Having to pay taxes on a big chunk of money if you don’t sell within two years is hardly helping widowed spouses; it’s just adding to the stress and pressure. This is an IRS calculation we’re talking about, so there are plenty of rules, regulations, and exemptions. But still, the ceiling exists. It’s best to consult your accountant on this.
3. “Too bad you won’t be able to file your taxes anymore as married filing jointly.”
“Married, filing jointly” is the most advantageous filing status, since those using it typically are held to a lower tax rate, and in the past have had access to more itemized deductions. So, when you lose this tax filing status, it can sting. But don’t automatically assume financial pain is headed your way.
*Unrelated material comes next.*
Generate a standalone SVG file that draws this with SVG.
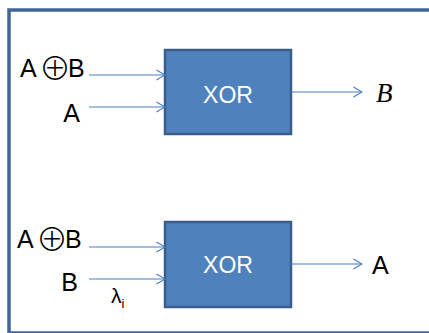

“Qualifying widow (or widower)” is a little-discussed filing status that allows you to retain the benefits of the “married filing jointly” status for two years after the year of your spouse’s death. You must have a dependent child in order to qualify, but under certain circumstances, you can even claim full-time college students up to age 24. If they qualify as a dependent, you are a qualifying widow or widower. You can use this calculator to see if someone qualifies.
4. “Relax, Social Security will pay you death benefits.”
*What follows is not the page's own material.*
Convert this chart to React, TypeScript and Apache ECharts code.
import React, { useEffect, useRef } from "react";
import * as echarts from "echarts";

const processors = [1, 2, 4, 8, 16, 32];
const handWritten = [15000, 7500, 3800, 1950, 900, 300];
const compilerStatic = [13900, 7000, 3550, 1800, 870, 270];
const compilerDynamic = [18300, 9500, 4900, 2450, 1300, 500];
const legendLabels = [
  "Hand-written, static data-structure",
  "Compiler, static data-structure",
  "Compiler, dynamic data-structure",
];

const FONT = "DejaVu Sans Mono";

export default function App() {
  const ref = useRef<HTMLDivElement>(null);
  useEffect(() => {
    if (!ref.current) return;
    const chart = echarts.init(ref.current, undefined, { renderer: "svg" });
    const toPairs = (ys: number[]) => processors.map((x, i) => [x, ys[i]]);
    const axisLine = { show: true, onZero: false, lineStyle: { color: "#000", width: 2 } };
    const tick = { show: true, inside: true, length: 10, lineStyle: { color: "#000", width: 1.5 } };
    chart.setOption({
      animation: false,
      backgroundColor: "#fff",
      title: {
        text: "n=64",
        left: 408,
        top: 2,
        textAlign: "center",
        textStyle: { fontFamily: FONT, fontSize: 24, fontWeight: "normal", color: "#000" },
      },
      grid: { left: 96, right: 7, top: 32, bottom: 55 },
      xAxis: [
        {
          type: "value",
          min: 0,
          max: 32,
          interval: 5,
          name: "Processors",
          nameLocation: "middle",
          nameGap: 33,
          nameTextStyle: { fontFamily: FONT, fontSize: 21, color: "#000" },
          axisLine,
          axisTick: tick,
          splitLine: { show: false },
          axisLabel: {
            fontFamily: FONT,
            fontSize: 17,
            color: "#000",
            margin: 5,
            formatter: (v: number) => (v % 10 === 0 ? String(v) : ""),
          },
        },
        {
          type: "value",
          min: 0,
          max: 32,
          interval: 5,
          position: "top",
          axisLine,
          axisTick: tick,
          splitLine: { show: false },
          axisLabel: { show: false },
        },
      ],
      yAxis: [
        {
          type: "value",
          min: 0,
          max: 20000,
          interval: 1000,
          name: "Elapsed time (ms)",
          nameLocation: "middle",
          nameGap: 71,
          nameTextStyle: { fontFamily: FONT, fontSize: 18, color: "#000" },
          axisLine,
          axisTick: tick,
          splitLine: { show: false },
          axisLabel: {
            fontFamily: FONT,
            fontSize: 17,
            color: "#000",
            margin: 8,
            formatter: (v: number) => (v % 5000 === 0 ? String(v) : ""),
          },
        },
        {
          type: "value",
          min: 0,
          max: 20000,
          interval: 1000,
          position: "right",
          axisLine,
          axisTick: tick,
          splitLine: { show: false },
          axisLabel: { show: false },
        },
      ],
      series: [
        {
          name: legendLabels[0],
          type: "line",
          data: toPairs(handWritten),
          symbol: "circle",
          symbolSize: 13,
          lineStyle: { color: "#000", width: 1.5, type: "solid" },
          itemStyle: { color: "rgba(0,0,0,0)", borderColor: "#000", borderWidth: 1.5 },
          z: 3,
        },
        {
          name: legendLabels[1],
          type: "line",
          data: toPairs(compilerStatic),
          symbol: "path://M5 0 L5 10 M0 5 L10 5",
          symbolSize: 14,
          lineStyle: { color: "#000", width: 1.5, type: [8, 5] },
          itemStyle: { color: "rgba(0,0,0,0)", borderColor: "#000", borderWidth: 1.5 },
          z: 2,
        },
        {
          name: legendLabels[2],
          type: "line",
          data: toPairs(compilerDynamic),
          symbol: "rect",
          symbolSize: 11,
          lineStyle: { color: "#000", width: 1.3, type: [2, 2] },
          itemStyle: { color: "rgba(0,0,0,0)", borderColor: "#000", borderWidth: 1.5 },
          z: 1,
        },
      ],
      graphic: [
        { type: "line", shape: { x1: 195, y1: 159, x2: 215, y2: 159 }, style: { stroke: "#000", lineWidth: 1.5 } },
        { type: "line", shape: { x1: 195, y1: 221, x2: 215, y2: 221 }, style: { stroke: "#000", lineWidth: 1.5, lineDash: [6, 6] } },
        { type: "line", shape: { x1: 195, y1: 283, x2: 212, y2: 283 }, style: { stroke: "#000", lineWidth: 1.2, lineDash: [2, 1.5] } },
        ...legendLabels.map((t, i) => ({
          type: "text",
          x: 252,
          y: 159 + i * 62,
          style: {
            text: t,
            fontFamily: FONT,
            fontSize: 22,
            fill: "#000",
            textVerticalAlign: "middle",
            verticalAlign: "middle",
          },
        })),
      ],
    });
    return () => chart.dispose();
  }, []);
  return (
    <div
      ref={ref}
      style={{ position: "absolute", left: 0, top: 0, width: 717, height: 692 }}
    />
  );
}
The Social Security death benefit is a one-time lump payment of up to $255. That won’t cover the costs of a funeral, or, frankly, very much else.
And if your late spouse was receiving Social Security benefits, you will be expected to return the benefits received for the month of death and any later months. You can expect you won’t receive that $255 until you repay those benefits.
For what it’s worth, the lump-sum death benefit payment was never actually intended to cover burial costs. It was mandated in the original 1935 legislation that established Social Security, which provided no survivors’ benefits.
The good news is you and your minor children may be able to collect Social Security survivor benefits based on your deceased spouse’s earning record. If you were collecting Social Security spousal benefits already, they’ll be changed to survivor benefits, and will be set at 100 percent of what your spouse had been receiving.
Your unmarried children under 18 (or up to age 19, if they are still in high school full time), as well as dependent parents, may also be eligible to receive Social Security survivor benefits after a spouse dies.
5. “Lucky you, you just got an insurance windfall.”
While someone who is the beneficiary of a life insurance policy when a loved one dies is “luckier” than someone in the same circumstance who is not, receiving a sudden financial windfall without a plan isn’t the greatest situation in the world.
Financial mistakes are often made in times of unthinkable grief. You bury your spouse ― arguably the worst moment of your life ― and then your bank account is suddenly flush with money. You don’t have a clue what to do with it and everybody and their uncle is giving you advice. It’s not unusual for a widow or widower to pay off debt and start using the money for monthly expenses, basically draining the insurance windfall without knowing where the money even went.
So, what should you do with insurance money? It depends on what your needs are, both long-term and short-term. There is no uniform guidance, and people who are recently widowed should speak to a professional financial adviser. Among the questions to ask: Should you pay off your mortgage? Should you invest the insurance money to create a monthly income stream to replace your spouse’s income? Should you use the money to fund your kids’ college educations or your own retirement, or both?
Get guidance from a professional, not an acquaintance.